### **Unstructured Data: Text**

<font color="red">File access required:</font> In Colab this notebook requires first uploading files **Wines200.csv** and **Wines10K.csv** using the *Files* feature in the left toolbar. If running the notebook on a local computer, simply ensure these files are in the same workspace as the notebook.

In [None]:
# Set-up
import pandas as pd
import re
import nltk
import string
from nltk.corpus import stopwords
nltk.download('averaged_perceptron_tagger')
nltk.download('stopwords')
nltk.download('maxent_ne_chunker')
nltk.download('words')
nltk.download('tagsets')
from collections import Counter

### Dataset of wine descriptions

*Read wines into dataframe, show sample*

In [None]:
f = open('Wines200.csv')
wines = pd.read_csv(f)
print(len(wines), 'wines')
wines.head(5)

*Show sample descriptions*

In [None]:
text = wines.loc[1].description
print(text, '\n')
text = wines.loc[3].description
print(text)

### Search: string-contains and regular expressions

*Find wines with description containing 'chocolate'*

In [None]:
wines[wines.description.str.contains('chocolate')][['country', 'variety', 'description']]

*Find wines with description containing 'chocolate' and 'fruit'*

In [None]:
wines[wines.description.str.contains('chocolate') & wines.description.str.contains('fruit')]\
[['country', 'variety','description']]

*Find wines with description where 'chocolate' precedes 'fruit', then reverse*

In [None]:
for i in range(len(wines)):
    text = wines.loc[i].description
    s = re.search('chocolate(.*)fruit', text)
    if s:
        print(wines.loc[i].country, wines.loc[i].variety, '-', text, '\n')

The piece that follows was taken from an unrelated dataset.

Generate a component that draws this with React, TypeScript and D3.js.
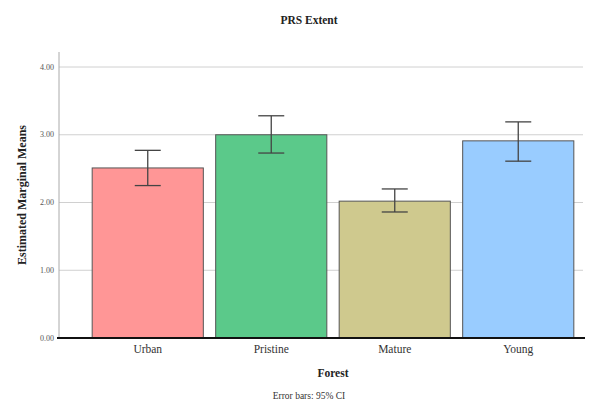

*Find wines to be drunk between through 2020 or later*

In [None]:
# Find wines to be drunk through 2020 or later
for i in range(len(wines)):
    text = wines.loc[i].description
    s = re.search('Drink(.*) through 20(2|3).\.', text)
    if s:
        print(wines.loc[i].variety, '-', text[s.start():s.end()])

### Language processing: tokenizing, removing punctuation, parts of speech

*Process one description; first separate into list of tokens*

In [None]:
text = wines.loc[1].description
tokens = nltk.wordpunct_tokenize(text)
print(tokens)

*Remove puncutation*

In [None]:
punct = list(string.punctuation)
# print(punct)
tokens_nopunct = []
for word in tokens:
    if word not in punct:
        tokens_nopunct.append(word)
print(tokens_nopunct)

In [None]:
# more compact code for same thing
punct = list(string.punctuation)
tokens_nopunct = [word for word in tokens if word not in punct]
print(tokens_nopunct)

*Tag with parts of speech*

In [None]:
tagged = nltk.pos_tag(tokens_nopunct)
print(tagged)

*Demystify tags*

In [None]:
done = []
for word in tagged:
    if word[1] not in done:
        done.append(word[1])
        nltk.help.upenn_tagset(word[1])

### Entire corpus as list of words

In [None]:
punct = list(string.punctuation)
allwords = []
for i in range(len(wines)):
    text = wines.loc[i].description
    tokens = nltk.wordpunct_tokenize(text)
    tokens = [word.lower() for word in tokens if word not in punct]
    allwords = allwords + tokens
# print(allwords)

*Most common words in corpus*

In [None]:
counts = Counter(allwords)
# print(counts)
counts.most_common(20)

*Now without stopwords*

In [None]:
stop = stopwords.words('english')
# print(stop)
allwords_nostops = [word for word in allwords if word not in stop]
counts = Counter(allwords_nostops)
counts.most_common(20)

#### N-grams

*N-grams on one description*

In [None]:
# Recreate list of tokens from one description
text = wines.loc[1].description
print(text, '\n')
tokens = nltk.wordpunct_tokenize(text)
punct = list(string.punctuation)
tokens = [word for word in tokens if word not in punct]
# Find 2-grams
bg = nltk.ngrams(tokens,2)
for b in bg: print(b)
# Change to ngrams(tokens,4)

*Most common word triples in corpus*

In [None]:
grams = nltk.ngrams(allwords, 3)
counts = Counter(grams)
counts.most_common(20)
# try longer n-grams
# change to allwords_nostops

*On entire corpus find all pairs of words that follow 'citrus'*

In [None]:
grams = nltk.ngrams(allwords, 3)
for g in grams:
    if g[0] == 'citrus': print(g)
# change to allwords_nostops
# change to pairs of words around citrus (g[1]), back to allwords

In [None]:
# same functionality without n-grams
for i in range(len(allwords)-2):
    if allwords[i] == 'citrus':
        print(allwords[i], allwords[i+1], allwords[i+2])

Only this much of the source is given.